When Adina Rishe Gewirtz was 12, she had what she calls a “life-changing” experience: she read Harper Lee’s To Kill a Mockingbird. “I was so taken with the voice and how she just wrapped me up in that experience,” Gewirtz said. “I finished the last page and thought, ‘I want to do this.’ ” And although she knows that the 12-year-old her would have been “horrified” if she’d had any idea that achieving that goal would take 30 years, Gewirtz says that she “needed a lot of living to become the writer I wanted to be.”

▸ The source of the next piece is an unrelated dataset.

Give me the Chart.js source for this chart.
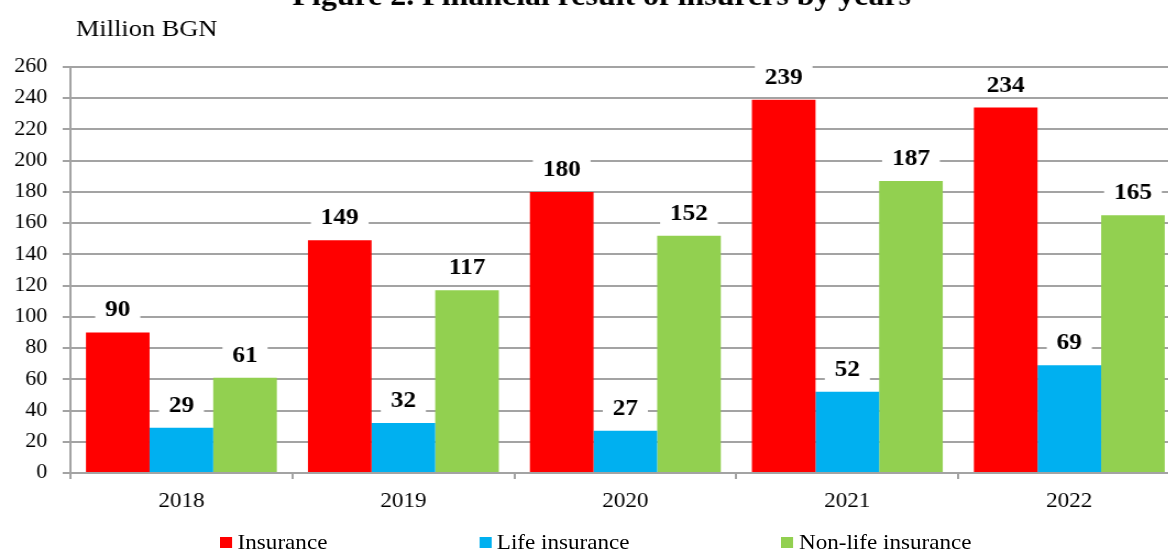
<!DOCTYPE html>
<html>
<head>
<meta charset="utf-8">
<script src="https://cdn.jsdelivr.net/npm/chart.js@4"></script>
<style>
html, body { margin: 0; padding: 0; overflow: hidden; background: #fff; width: 1168px; height: 550px; }
/* source picture is stretched a bit horizontally, so stretch the whole drawing */
#wrap { position: absolute; left: 0; top: 0; width: 1076px; height: 550px; transform: scaleX(1.1); transform-origin: 0 0; }
#chart { position: absolute; left: 0; top: 0; }
#legend { position: absolute; left: 200px; top: 531px; display: flex; gap: 138px; font: 21px "Liberation Serif", serif; line-height: 22px; color: #000; }
#legend .item { display: flex; align-items: center; }
#legend .box { width: 11px; height: 11px; margin-right: 5px; }
</style>
</head>
<body>
<div id="wrap">
  <canvas id="chart" width="1076" height="520"></canvas>
  <div id="legend"></div>
</div>
<script>
var title = "Figure 2. Financial result of insurers by years";
var unitLabel = "Million BGN";
var years = ["2018", "2019", "2020", "2021", "2022"];
var insurance = [90, 149, 180, 239, 234];
var lifeInsurance = [29, 32, 27, 52, 69];
var nonLifeInsurance = [61, 117, 152, 187, 165];
var yTicks = [0, 20, 40, 60, 80, 100, 120, 140, 160, 180, 200, 220, 240, 260];

var serif = '"Liberation Serif", "Times New Roman", serif';
var gridColor = "#a3a3a3";

// value labels on white boxes above every bar
var valueLabels = {
  id: "valueLabels",
  afterDatasetsDraw: function (chart) {
    var ctx = chart.ctx;
    ctx.save();
    ctx.font = "bold 23px " + serif;
    ctx.textAlign = "center";
    ctx.textBaseline = "middle";
    chart.data.datasets.forEach(function (ds, i) {
      chart.getDatasetMeta(i).data.forEach(function (bar, j) {
        var txt = String(ds.data[j]);
        var w = ctx.measureText(txt).width + 18;
        var y = bar.y - 23;
        ctx.fillStyle = "#fff";
        ctx.fillRect(bar.x - w / 2, y - 12, w, 24);
        ctx.fillStyle = "#000";
        ctx.fillText(txt, bar.x, y + 1);
      });
    });
    ctx.restore();
  }
};

var headings = {
  id: "headings",
  afterDraw: function (chart) {
    var ctx = chart.ctx;
    ctx.save();
    ctx.fillStyle = "#000";
    ctx.textBaseline = "alphabetic";
    ctx.font = "bold 29px " + serif;
    ctx.textAlign = "center";
    ctx.fillText(title, 547, 5);
    ctx.font = "24px " + serif;
    ctx.textAlign = "left";
    ctx.fillText(unitLabel, 69, 36);
    ctx.restore();
  }
};

var ctx = document.getElementById("chart").getContext("2d");
var chart = new Chart(ctx, {
  type: "bar",
  data: {
    labels: years,
    datasets: [
      { label: "Insurance", data: insurance, backgroundColor: "#ff0000" },
      { label: "Life insurance", data: lifeInsurance, backgroundColor: "#00b0f0" },
      { label: "Non-life insurance", data: nonLifeInsurance, backgroundColor: "#92d050" }
    ]
  },
  options: {
    responsive: false,
    animation: false,
    layout: { padding: { top: 67, right: 3, bottom: 0, left: 0 } },
    datasets: { bar: { barPercentage: 1, categoryPercentage: 0.86 } },
    plugins: {
      legend: { display: false },
      title: { display: false },
      tooltip: { enabled: false }
    },
    scales: {
      x: {
        grid: { display: true, drawOnChartArea: false, drawTicks: true, tickLength: 6, color: gridColor, lineWidth: 2 },
        border: { display: true, color: gridColor, width: 2 },
        ticks: { color: "#000", font: { family: serif, size: 21 }, padding: 10 },
        afterFit: function (s) { s.height = 47; }
      },
      y: {
        min: 0,
        max: 260,
        afterBuildTicks: function (s) { s.ticks = yTicks.map(function (v) { return { value: v }; }); },
        grid: { color: gridColor, lineWidth: 2, tickLength: 7 },
        border: { display: true, color: gridColor, width: 2 },
        ticks: { color: "#000", font: { family: serif, size: 20 }, padding: 14 },
        afterFit: function (s) { s.width = 64; }
      }
    }
  },
  plugins: [valueLabels, headings]
});

// legend built from the datasets
var legend = document.getElementById("legend");
chart.data.datasets.forEach(function (ds) {
  var item = document.createElement("div");
  item.className = "item";
  item.innerHTML = '<span class="box" style="background:' + ds.backgroundColor + '"></span><span>' + ds.label + '</span>';
  legend.appendChild(item);
});
</script>
</body>
</html>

Plus there was the little matter of earning a living: both of her parents were natural storytellers, she says, but while her father fed her dreams of writing fiction, her mother wanted to make sure she could pay her rent. So Gewirtz majored in journalism and worked as a freelancer, mostly on business stories, covering everything from real estate to car tires. Along the way, she and her husband—they live in Silver Spring, Md.—raised five kids. The oldest, a set of twins, are now 23; the youngest is 15.

She also wrote fiction, and had come up with the character and voice of Annie B., the 11-year-old narrator of Zebra Forest (Candlewick, Apr.), when she was in college. Between then and finally sitting down to write when her youngest child started first grade, she kept notes. But, she says, she “never told people I wanted to be a novelist. The practical voice in my head thought, ‘Probably a million people want to be novelists.’ ”

When Zebra Forest, a middle-grade book that tells the story of Annie B., her brother, and a prison escapee, was finished, she contacted all of the agents she could find who accept e-mail queries, and Ashley Grayson (who runs an eponymous agency in California) asked to see more. Gewirtz was at a parent-teacher night at her daughter’s school when she got Grayson’s call saying he wanted to represent her.

Grayson spent a year shopping the manuscript, and although Gewirtz says she despaired at times, he never lost faith. “Don’t worry,” she says he told her. “Write another book. You should be writing a book a year.” So she did, picking up another story she’d been thinking about for years. Then, she says, she started looking to see who’d published the stories she loved, and noticed that the Kate DiCamillo books she and her kids liked best had been published by Candlewick. Gewirtz credits DiCamillo with giving her a broader idea of what was possible in books for young readers. She mentioned Candlewick to Grayson, and he contacted president and publisher Karen Lotz, who ultimately bought both books. That second book, Blue Window, is due out in fall 2014; it’s a fantasy, set in an invented world. Gewirtz connects both books back to her parents: Zebra Forest is realistic like her mother, while the second book reflects her father’s influence. She’s currently at work on a sequel to Blue Window.

Asked about the experience of working with Grayson and Lotz, Gewirtz brings up another childhood memory. Her father, she says, would get little gifts and hide them, then bring them out unexpectedly, so any day might contain a wonderful surprise. Working with her agent and editor was like getting “these constant little surprises from my father’s closet.” And the final surprise is being able to write full-time, the fulfillment of a lifelong dream, Gewirtz says, “to be able to just sit down in the morning and think about story.”